Being brought up in an Eastern European country means, for most people, a series of events and happenings of keeping up appearances. Your path in life has to be successful and it is, for the most part, already determined before you are even born. The decisions you make, have to be very similar to the ones everyone else makes, you need to stick to the rules and patterns of the natural flow of things, and you can’t possibly desire to have a lifestyle that is way out of the path set by social pressure.
The most important part is however, to no not let anyone know that you failed. Shame is kept behind locked doors and it is to never be mentioned to anyone ever again. No one wants to be the one who failed or have a child which failed. Failing is not socially accepted and once it becomes obvious that you failed, the stigma you carry is quite heavy and follows you around for the longest time.
Finding a new hobby, starting a new career path, studying for a new degree, learning a new skill or language, and you have to do it perfectly, in one go. You can’t be slow, bad at it or fail. Failing is not part of the normal life cycle of a human being. We all have to be perfect, fast and efficient.
Making your relatives happy with all your amazing accomplishments, keeping the neighbors in the constant illusion that your life is dreamy and without any flaws, assuring everyone around you that your kids are prodigies and overachievers and that you are leaving the dream of having a perfect house, partner and career can become quite exhausting. You sacrifice your own peace of mind and happiness in order to satisfy people who don’t even matter that much to begin with.
The possible career options in the European Eastern cultures are quite limited, mostly by social pressure which sees success in money and valuable assets. This is how it all comes down to 4 major categories: doctor, lawyer, engineer or disgrace to your family. Most of us are in the 4th category though, and this is for most people unacceptable. You will never be happy with yourself, hear your family being proud of you, or someone congratulating you on becoming something less than an influential person. No one will applaud your decision of maybe not wanting to follow that path to what they believe is successful for you. They are happy about you earning less than you could and everybody knows better than you do what’s good for you and what makes you happy long term. Having just an ordinary job, following your hobbies and passions, or not fighting to achieve more than you might ever need in life, makes you a failure.

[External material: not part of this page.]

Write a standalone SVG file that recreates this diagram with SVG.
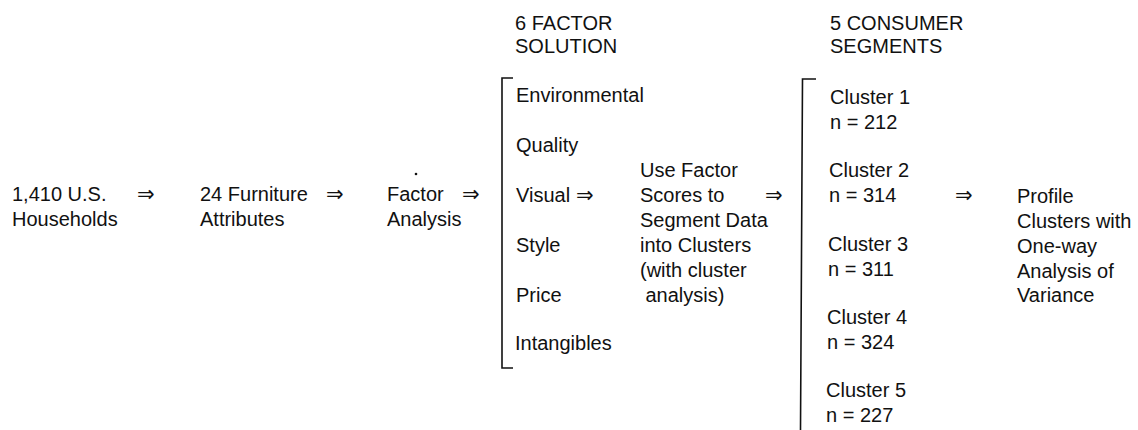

You will meet people that you might look up to for various reasons: it can be career path, education, lifestyle, popularity, wealth. They have the perfect (you might think) house, partner, kids, animals, they are living the dream, traveling, throwing parties, spending money, driving the cars that you could only dream of, while you are just you, … who failed. You are even more disappointed with yourself because you convince yourself that you might never reach the standards that society set for all of us. But … is success really measured by the number of assets we posses or the career choices that we make? How many of us do actually have such a life? And are they really even as successful and as perfect as you might think they are?
The more people you meet, the deeper the connections become, the more you get to realize that no one has such a perfect picture life. The perfect picket white fences are made to keep the illusions in the eyes of the people who are easily fooled by appearances and look up to the idea of being admired because of those achievements. No one has perfect relationships, kids, households. We all struggle but in a different way. And most of us keep the failure locked somewhere in a closet, next to all the other skeletons.

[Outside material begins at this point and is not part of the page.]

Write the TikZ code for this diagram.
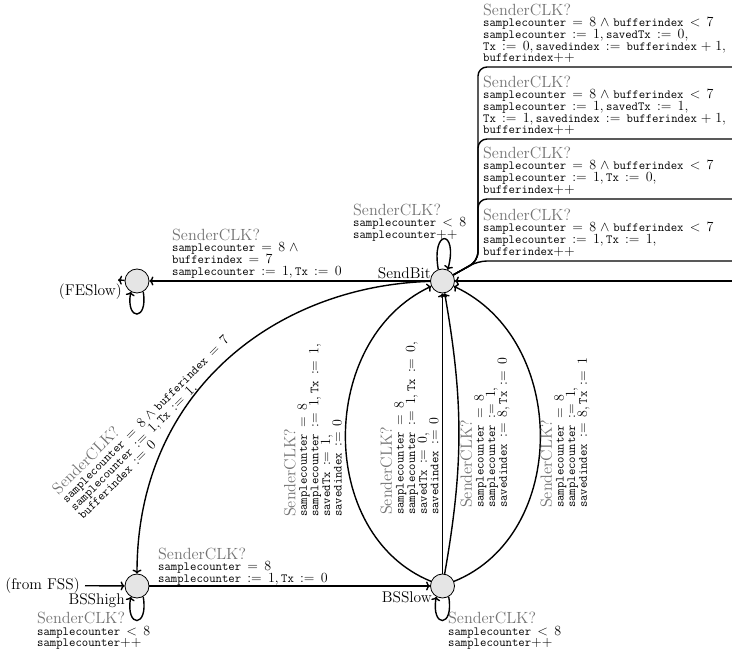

After leaving already for a few years in western Europe and making friends from all over the world, I came to realize a lot about how different the mentality is around the quite small European continent. The social standards from my homeland are closer to what’s socially accepted in most Eastern countries, than they are to the ones in the west.
In the west it is actually possible to meet people who are not afraid to say that they failed at something, that they went for a different career path that they originally intended to, that they are 40 and still don’t have it all figured out, that they have a regular job, that they don’t do anything out of the ordinary and yet, they are wonderful. People who are not afraid of screaming as loud as they can: ‘Hooray, I failed‘ and be proud of it. Who said failure is a negative thing? They didn’t fail, on the contrary, they succeeded. They didn’t achieve what other see as the standard to success and that’s perfectly fine.
Our lives might not be magazine cover approved but this doesn’t makes up any less beautiful. Who said that society has it all right? So what if they judge you? What makes them know better than you do what your soul needs? Who sets the definition to ultimate success and failure?
You failed? Congratulations! Most of us do. You didn’t fail at being a human being, you just failed at reaching the ridiculous standards set by society on what’s successful and what’s not. Don’t let illusions ruin your image of self worth. Only you know what actually makes you happy in life. Only you set your own standards for success. Go out there, make mistakes, struggle, smile, shine in your own way and celebrate your failure!